C O N V E N T I O N A L    B O N D S

AND

C O N V E R T I B L E    B O N D S

 

 

There is usually a huge difference in the "returns", between buying Conventional bonds and Convertible bonds.

Conventional bonds are standard bonds bearing a coupon, paying interest twice a year and have a maturity date at which they will redeem their bonds at "par" ($ 1,000). The price of Conventional bonds will change primarily with the change in interest rate.

Convertible bonds have the same characteristics as Conventional bonds. They have a coupon, pay interest twice a year and at maturity they will redeem their bonds at "par" ($ 1,000).

The bonus with Convertible bonds is that they are convertible into a known number of common shares of the company. The number of shares into which it is convertible multiplied by the price of the common share is called the " conversion value ".

The convertible bond will always trade above its conversion value.

The upside in the price of the bond is unlimited, it is directly attached to the price of the common share through the mathematical formula: (number of shares X price of shares). Ie: If the bond is convertible into a 100 shares and the price of the share is $10, the conversion value is (100 shares X $10) = $1000. If the price of the shares rises to $15, the conversion value of the bond is (100 shares X $15) = $1,500.

The downside in the price of the bond is limited   through its investment value. The investment value of a Convertible bond, is the price at which it would trade if it were not convertible.

The Convertible bond price will rise with its conversion value but its price will normally fall no lower than its investment value.

 

EXAMPLE:

Let us compare the purchase of two bonds from the same company.

One  Conventional bond at $1000, with a coupon of 10% and

One  Convertible bond at $1,000, with a coupon of 10% and a conversion ratio of 100 common shares.
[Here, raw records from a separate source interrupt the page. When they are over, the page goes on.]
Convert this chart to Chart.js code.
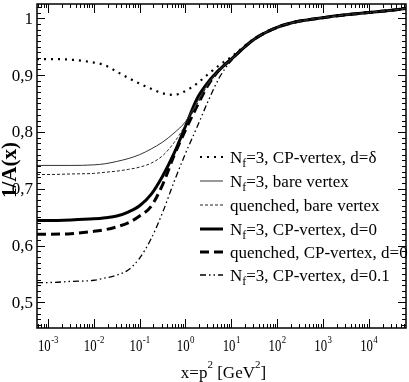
<!DOCTYPE html>
<html><head><meta charset="utf-8">
<script src="https://cdn.jsdelivr.net/npm/chart.js@4"></script>
<style>html,body{margin:0;padding:0;background:#fff}#wrap{width:409px;height:382px}</style>
</head><body><div id="wrap"><canvas id="c" width="409" height="382"></canvas></div>
<script>
// x = p^2 [GeV^2]
const xValues = [5.75e-4, 1e-3, 3.16e-3, 1e-2, 1.78e-2, 3.16e-2, 5.62e-2, 0.1, 0.178, 0.316, 0.562, 1, 1.78, 3.16, 5.62, 10, 31.6, 100, 316, 1000, 3162, 1e4, 3.16e4, 6.5e4];
// 1/A(x) for each curve
const nf3CpDelta   = [0.928,0.928,0.927,0.922,0.917,0.906,0.895,0.885,0.876,0.868,0.865,0.872,0.885,0.902,0.918,0.932,0.964,0.984,0.995,1.001,1.006,1.010,1.014,1.017];
const nf3Bare      = [0.741,0.741,0.741,0.742,0.744,0.748,0.753,0.760,0.770,0.782,0.798,0.818,0.852,0.886,0.910,0.928,0.963,0.984,0.995,1.001,1.006,1.010,1.014,1.017];
const quenchedBare = [0.725,0.725,0.726,0.727,0.729,0.731,0.734,0.738,0.745,0.758,0.781,0.812,0.848,0.884,0.909,0.928,0.963,0.984,0.995,1.001,1.006,1.010,1.014,1.017];
const nf3Cp0       = [0.644,0.644,0.645,0.647,0.649,0.652,0.659,0.670,0.690,0.722,0.762,0.810,0.858,0.888,0.910,0.928,0.963,0.984,0.995,1.001,1.006,1.010,1.014,1.017];
const quenchedCp0  = [0.620,0.620,0.621,0.625,0.628,0.633,0.640,0.652,0.669,0.707,0.758,0.803,0.845,0.883,0.910,0.928,0.963,0.984,0.995,1.001,1.006,1.010,1.014,1.017];
const nf3Cp01      = [0.535,0.535,0.537,0.539,0.543,0.548,0.557,0.578,0.612,0.658,0.712,0.762,0.808,0.855,0.897,0.925,0.962,0.984,0.995,1.001,1.006,1.010,1.014,1.017];

const legendLabels = [
  [['N'],['f',1],['=3, CP-vertex, d=δ']],
  [['N'],['f',1],['=3, bare vertex']],
  [['quenched, bare vertex']],
  [['N'],['f',1],['=3, CP-vertex, d=0']],
  [['quenched, CP-vertex, d=0']],
  [['N'],['f',1],['=3, CP-vertex, d=0.1']]
];
const xTickValues = [1e-3,1e-2,1e-1,1,1e1,1e2,1e3,1e4];
const xTickExps = ['-3','-2','-1','0','1','2','3','4'];
const yTickValues = [0.5,0.6,0.7,0.8,0.9,1.0];
const yTickLabels = ['0,5','0,6','0,7','0,8','0,9','1'];

function mk(vals, w, dash, color){
  return {data: xValues.map((x,i)=>({x:x,y:vals[i]})), borderColor: color||'#000', borderWidth:w, borderDash:dash, fill:false, pointRadius:0, cubicInterpolationMode:'monotone'};
}
const datasets = [
  mk(nf3CpDelta, 2.2, [2,5]),
  mk(nf3Bare, 1, [], '#333'),
  mk(quenchedBare, 1, [3,2], '#222'),
  mk(nf3Cp0, 3, []),
  mk(quenchedCp0, 3, [9,5]),
  mk(nf3Cp01, 1.3, [6,3,1.5,3,1.5,3])
];

const SERIF = '"Liberation Serif","Times New Roman",serif';

const axesPlugin = {
  id:'axesPlugin',
  afterDraw(chart){
    const c = chart.ctx, a = chart.chartArea, xs = chart.scales.x, ys = chart.scales.y;
    c.save();
    c.strokeStyle = '#000'; c.fillStyle = '#000';
    c.lineWidth = 1;
    for (let e = -4; e <= 4; e++) {
      for (let m = 1; m <= 9; m++) {
        const v = m * Math.pow(10, e);
        if (v < xs.min || v > xs.max) continue;
        const px = Math.round(xs.getPixelForValue(v)) + 0.5;
        const len = m === 1 ? 9 : 4;
        c.beginPath();
        c.moveTo(px, a.bottom); c.lineTo(px, a.bottom - len);
        c.moveTo(px, a.top); c.lineTo(px, a.top + len);
        c.stroke();
      }
    }
    for (let k = 46; k <= 102; k++) {
      const v = k / 100;
      if (v < ys.min || v > ys.max) continue;
      const py = Math.round(ys.getPixelForValue(v)) + 0.5;
      const len = (k % 10 === 0) ? 8 : 4;
      c.beginPath();
      c.moveTo(a.left, py); c.lineTo(a.left + len, py);
      c.moveTo(a.right, py); c.lineTo(a.right - len, py);
      c.stroke();
    }
    c.lineWidth = 1.5;
    c.strokeRect(a.left, a.top, a.right - a.left, a.bottom - a.top);
    c.font = '17px ' + SERIF;
    c.textAlign = 'right'; c.textBaseline = 'middle';
    yTickValues.forEach((v,i)=>{
      c.fillText(yTickLabels[i], a.left - 4, ys.getPixelForValue(v) + 1);
    });
    c.textAlign = 'left'; c.textBaseline = 'alphabetic';
    const sx = 0.8;
    xTickValues.forEach((v,i)=>{
      const px = xs.getPixelForValue(v);
      c.font = '16px ' + SERIF;
      const w1 = c.measureText('10').width * sx;
      c.font = '11px ' + SERIF;
      const w2 = c.measureText(xTickExps[i]).width * sx;
      const x0 = px - (w1 + w2) / 2;
      c.save(); c.translate(x0, 351); c.scale(sx, 1);
      c.font = '16px ' + SERIF; c.fillText('10', 0, 0);
      c.font = '11px ' + SERIF; c.fillText(xTickExps[i], w1 / sx + 0.5, -8);
      c.restore();
    });
    const parts = [['x=p',0],['2',1],[' [GeV',0],['2',1],[']',0]];
    let tw = 0;
    parts.forEach(p=>{ c.font = (p[1]?'11px ':'17px ') + SERIF; tw += c.measureText(p[0]).width; });
    let cx = (a.left + a.right) / 2 - tw / 2 + 2;
    parts.forEach(p=>{ c.font = (p[1]?'11px ':'17px ') + SERIF; c.fillText(p[0], cx, p[1] ? 368 : 378); cx += c.measureText(p[0]).width; });
    c.save(); c.translate(16, 170); c.rotate(-Math.PI/2);
    c.font = 'bold 21px ' + SERIF; c.textAlign = 'center'; c.textBaseline = 'alphabetic';
    c.fillText('1/A(x)', 0, 0);
    c.restore();
    c.restore();
  }
};

const legendPlugin = {
  id:'legendPlugin',
  afterDraw(chart){
    const c = chart.ctx;
    const rows = [157,181,205,229,252,275];
    c.save();
    chart.data.datasets.forEach((ds,i)=>{
      const y = rows[i];
      c.strokeStyle = ds.borderColor; c.lineWidth = ds.borderWidth; c.setLineDash(ds.borderDash || []);
      c.beginPath(); c.moveTo(200, y); c.lineTo(223, y); c.stroke();
      c.setLineDash([]);
      let x = 230;
      c.fillStyle = '#000'; c.textBaseline = 'alphabetic'; c.textAlign = 'left';
      legendLabels[i].forEach(p=>{
        if (p[1]) { c.font = '12px ' + SERIF; c.fillText(p[0], x, y + 10); }
        else { c.font = '17px ' + SERIF; c.fillText(p[0], x, y + 6); }
        x += c.measureText(p[0]).width;
      });
    });
    c.restore();
  }
};

new Chart(document.getElementById('c').getContext('2d'), {
  type:'line',
  data:{datasets:datasets},
  options:{
    responsive:false, animation:false, devicePixelRatio:1,
    layout:{padding:{left:37, right:3, top:4, bottom:54}},
    plugins:{legend:{display:false}, tooltip:{enabled:false}},
    scales:{
      x:{type:'logarithmic', min:5.75e-4, max:6.5e4, display:false},
      y:{type:'linear', min:0.455, max:1.025, display:false}
    }
  },
  plugins:[axesPlugin, legendPlugin]
});
</script></body></html>
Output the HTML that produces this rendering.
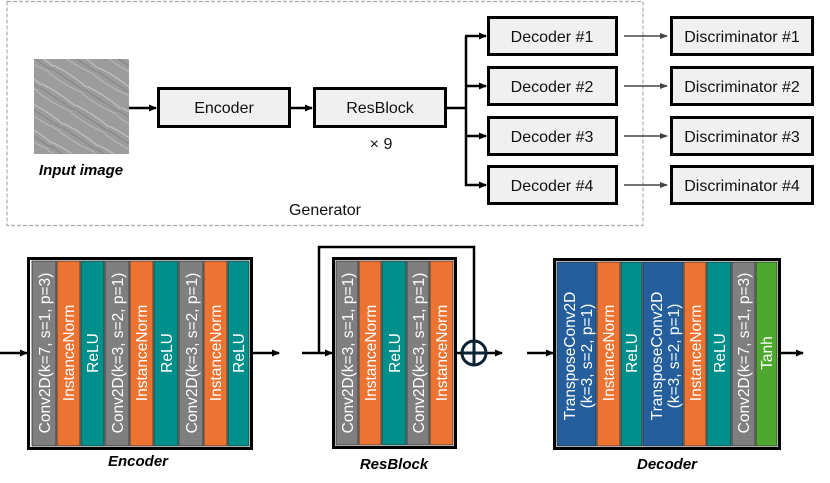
<!DOCTYPE html>
<html><head><meta charset="utf-8"><style>
body{margin:0;background:#fff}
svg{display:block;font-family:"Liberation Sans",sans-serif}
</style></head><body>
<svg width="830" height="483" viewBox="0 0 830 483">
<defs>
<marker id="a" markerWidth="8" markerHeight="8" refX="7" refY="4" orient="auto" markerUnits="userSpaceOnUse"><path d="M0,0.5 L8,4 L0,7.5z" fill="#000"/></marker>
<marker id="g" markerWidth="8" markerHeight="8" refX="7" refY="4" orient="auto" markerUnits="userSpaceOnUse"><path d="M0,1 L8,4 L0,7z" fill="#444"/></marker>
<pattern id="cells" width="40" height="22" patternUnits="userSpaceOnUse" patternTransform="rotate(32)"><rect width="40" height="22" fill="#9c9c9c"/><path d="M0,5 Q20,3 40,6" stroke="#c4c4c4" stroke-width="1.2" fill="none"/><path d="M0,14 Q20,16 40,13" stroke="#bbb" stroke-width="1" fill="none"/><path d="M0,9 L40,10" stroke="#7a7a7a" stroke-width="0.8"/></pattern>
</defs>
<rect x="7" y="1.5" width="636" height="224" fill="none" stroke="#aaa" stroke-width="1.2" stroke-dasharray="4,2"/>
<rect x="34" y="59" width="95" height="95" fill="url(#cells)"/>
<text x="81" y="175" font-size="15" font-weight="bold" font-style="italic" text-anchor="middle">Input image</text>
<g stroke="#000" stroke-width="2.5" fill="none">
<line x1="129" y1="108" x2="156" y2="108" marker-end="url(#a)"/>
<line x1="290" y1="108" x2="312" y2="108" marker-end="url(#a)"/>
<line x1="446" y1="108" x2="466" y2="108"/>
<line x1="466" y1="36" x2="466" y2="186"/>
<line x1="465" y1="36" x2="486" y2="36" marker-end="url(#a)"/>
<line x1="465" y1="86" x2="486" y2="86" marker-end="url(#a)"/>
<line x1="465" y1="136" x2="486" y2="136" marker-end="url(#a)"/>
<line x1="465" y1="185" x2="486" y2="185" marker-end="url(#a)"/>
</g>
<g fill="#f0f0f0" stroke="#000" stroke-width="3">
<rect x="158.5" y="88.5" width="131" height="38"/>
<rect x="314.5" y="88.5" width="131" height="38"/>
<rect x="488.5" y="17.5" width="128" height="37"/>
<rect x="488.5" y="67.5" width="128" height="37"/>
<rect x="488.5" y="117.5" width="128" height="37"/>
<rect x="488.5" y="166.5" width="128" height="37"/>
<rect x="671.5" y="17.5" width="141" height="37"/>
<rect x="671.5" y="67.5" width="141" height="37"/>
<rect x="671.5" y="117.5" width="141" height="37"/>
<rect x="671.5" y="166.5" width="141" height="37"/>
</g>
<g stroke="#444" stroke-width="1.5">
<line x1="624" y1="36" x2="667" y2="36" marker-end="url(#g)"/>
<line x1="624" y1="86" x2="667" y2="86" marker-end="url(#g)"/>
<line x1="624" y1="136" x2="667" y2="136" marker-end="url(#g)"/>
<line x1="624" y1="185" x2="667" y2="185" marker-end="url(#g)"/>
</g>
<g font-size="16" text-anchor="middle" fill="#111">
<text x="224" y="113">Encoder</text>
<text x="380" y="113">ResBlock</text>
<text x="381" y="149">× 9</text>
<text x="552" y="42">Decoder #1</text>
<text x="552" y="92">Decoder #2</text>
<text x="552" y="142">Decoder #3</text>
<text x="552" y="191">Decoder #4</text>
<text x="742" y="42">Discriminator #1</text>
<text x="742" y="92">Discriminator #2</text>
<text x="742" y="142">Discriminator #3</text>
<text x="742" y="191">Discriminator #4</text>
<text x="325" y="215">Generator</text>
</g>

<!-- Encoder -->
<rect x="28.5" y="258.5" width="223" height="190" fill="#fff" stroke="#000" stroke-width="3"/>
<g stroke="#333" stroke-width="0.8">
<rect x="32" y="261" width="24" height="185" fill="#7f7f7f"/>
<rect x="57" y="261" width="23" height="185" fill="#ec7332"/>
<rect x="81" y="261" width="23" height="185" fill="#008f8b"/>
<rect x="105" y="261" width="24" height="185" fill="#7f7f7f"/>
<rect x="130" y="261" width="23" height="185" fill="#ec7332"/>
<rect x="154" y="261" width="24" height="185" fill="#008f8b"/>
<rect x="179" y="261" width="24" height="185" fill="#7f7f7f"/>
<rect x="204" y="261" width="23" height="185" fill="#ec7332"/>
<rect x="228" y="261" width="21" height="185" fill="#008f8b"/>
</g>
<g stroke="#000" stroke-width="2.5">
<line x1="0" y1="353" x2="27" y2="353" marker-end="url(#a)"/>
<line x1="252" y1="353" x2="279" y2="353" marker-end="url(#a)"/>
</g>
<g fill="#fff" font-size="15.5" text-anchor="middle">
<text transform="translate(50,353) rotate(-90)">Conv2D(k=7, s=1, p=3)</text>
<text transform="translate(74,353) rotate(-90)">InstanceNorm</text>
<text transform="translate(98,353) rotate(-90)">ReLU</text>
<text transform="translate(123,353) rotate(-90)">Conv2D(k=3, s=2, p=1)</text>
<text transform="translate(147,353) rotate(-90)">InstanceNorm</text>
<text transform="translate(172,353) rotate(-90)">ReLU</text>
<text transform="translate(197,353) rotate(-90)">Conv2D(k=3, s=2, p=1)</text>
<text transform="translate(221,353) rotate(-90)">InstanceNorm</text>
<text transform="translate(244,353) rotate(-90)">ReLU</text>
</g>
<text x="138" y="466" font-size="15" font-weight="bold" font-style="italic" text-anchor="middle">Encoder</text>

<!-- ResBlock -->
<rect x="333.5" y="258.5" width="122" height="189" fill="#fff" stroke="#000" stroke-width="3"/>
<g stroke="#333" stroke-width="0.8">
<rect x="336" y="261" width="22" height="184" fill="#7f7f7f"/>
<rect x="359" y="261" width="22" height="184" fill="#ec7332"/>
<rect x="382" y="261" width="24" height="184" fill="#008f8b"/>
<rect x="407" y="261" width="22" height="184" fill="#7f7f7f"/>
<rect x="430" y="261" width="23" height="184" fill="#ec7332"/>
</g>
<g stroke="#000" stroke-width="2.5" fill="none">
<line x1="302" y1="353" x2="332" y2="353" marker-end="url(#a)"/>
<polyline points="319,353 319,247 474,247 474,341"/>
<line x1="456" y1="353" x2="462" y2="353"/>
<line x1="486" y1="353" x2="502" y2="353" marker-end="url(#a)"/>
</g>
<circle cx="474" cy="353" r="12" fill="none" stroke="#0b2233" stroke-width="3"/>
<line x1="462" y1="353" x2="486" y2="353" stroke="#0b2233" stroke-width="3"/>
<line x1="474" y1="341" x2="474" y2="365" stroke="#0b2233" stroke-width="3"/>
<g fill="#fff" font-size="15.5" text-anchor="middle">
<text transform="translate(353,353) rotate(-90)">Conv2D(k=3, s=1, p=1)</text>
<text transform="translate(376,353) rotate(-90)">InstanceNorm</text>
<text transform="translate(400,353) rotate(-90)">ReLU</text>
<text transform="translate(424,353) rotate(-90)">Conv2D(k=3, s=1, p=1)</text>
<text transform="translate(447,353) rotate(-90)">InstanceNorm</text>
</g>
<text x="394" y="469" font-size="15" font-weight="bold" font-style="italic" text-anchor="middle">ResBlock</text>

<!-- Decoder -->
<rect x="554.5" y="259.5" width="225" height="189" fill="#fff" stroke="#000" stroke-width="3"/>
<g stroke="#333" stroke-width="0.8">
<rect x="557" y="262" width="39" height="184" fill="#245e9c"/>
<rect x="597" y="262" width="23" height="184" fill="#ec7332"/>
<rect x="621" y="262" width="21" height="184" fill="#008f8b"/>
<rect x="643" y="262" width="40" height="184" fill="#245e9c"/>
<rect x="684" y="262" width="22" height="184" fill="#ec7332"/>
<rect x="707" y="262" width="24" height="184" fill="#008f8b"/>
<rect x="732" y="262" width="23" height="184" fill="#7f7f7f"/>
<rect x="756" y="262" width="21" height="184" fill="#4ea72e"/>
</g>
<g stroke="#000" stroke-width="2.5">
<line x1="527" y1="353" x2="553" y2="353" marker-end="url(#a)"/>
<line x1="781" y1="353" x2="803" y2="353" marker-end="url(#a)"/>
</g>
<g fill="#fff" font-size="15.5" text-anchor="middle">
<text transform="translate(575,356) rotate(-90)">TransposeConv2D</text>
<text transform="translate(592,356) rotate(-90)">(k=3, s=2, p=1)</text>
<text transform="translate(614,353) rotate(-90)">InstanceNorm</text>
<text transform="translate(637,353) rotate(-90)">ReLU</text>
<text transform="translate(662,356) rotate(-90)">TransposeConv2D</text>
<text transform="translate(679,356) rotate(-90)">(k=3, s=2, p=1)</text>
<text transform="translate(701,353) rotate(-90)">InstanceNorm</text>
<text transform="translate(725,353) rotate(-90)">ReLU</text>
<text transform="translate(749,353) rotate(-90)">Conv2D(k=7, s=1, p=3)</text>
<text transform="translate(772,353) rotate(-90)">Tanh</text>
</g>
<text x="667" y="469" font-size="15" font-weight="bold" font-style="italic" text-anchor="middle">Decoder</text>
</svg>
</body></html>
The price of the common share is trading at $10.

 

                                                           CONVENTIONAL         CONVERTIBLE
                                                                    BOND                              BOND

                                                            ---------------------------           ------------------------

BUY ONE BOND:                                    $1000                                  $1000

INTEREST:                                                    10 %                                   10 %

CONVERSION RATIO:                                 0                                     100 SHARES

PRICE OF COMMON SHARE:                                                              $10

.............................................................................................

After a year:

There were no changes in the interest rate.

The price of the common share has risen from $10 to $15.

............................................................................................

 

PRICE OF BOND:                                      $1000                                    $1500 ***

INTEREST:                                                   $100                                       $100

                                                                  ---------------                             ----------------

 

TOTAL RETURNS ($):                              $100                                         $600

TOTAL RETURNS (%):                               10%                                         60%

                                                             ===========                       ===========

 

*** ( CONVERSION RATIO     X     PRICE OF COMMON SHARE )

                      (    100                     X                         $15     )                          = $1,500

 

 

RESULTS:

 

This example demonstrate easily, the "huge" difference between buying Conventional bonds and Convertible bonds.

For the same amount invested " in the same company ", the

Conventional bond yielded a 10 % return while the

Convertible bond yielded a 60 % return.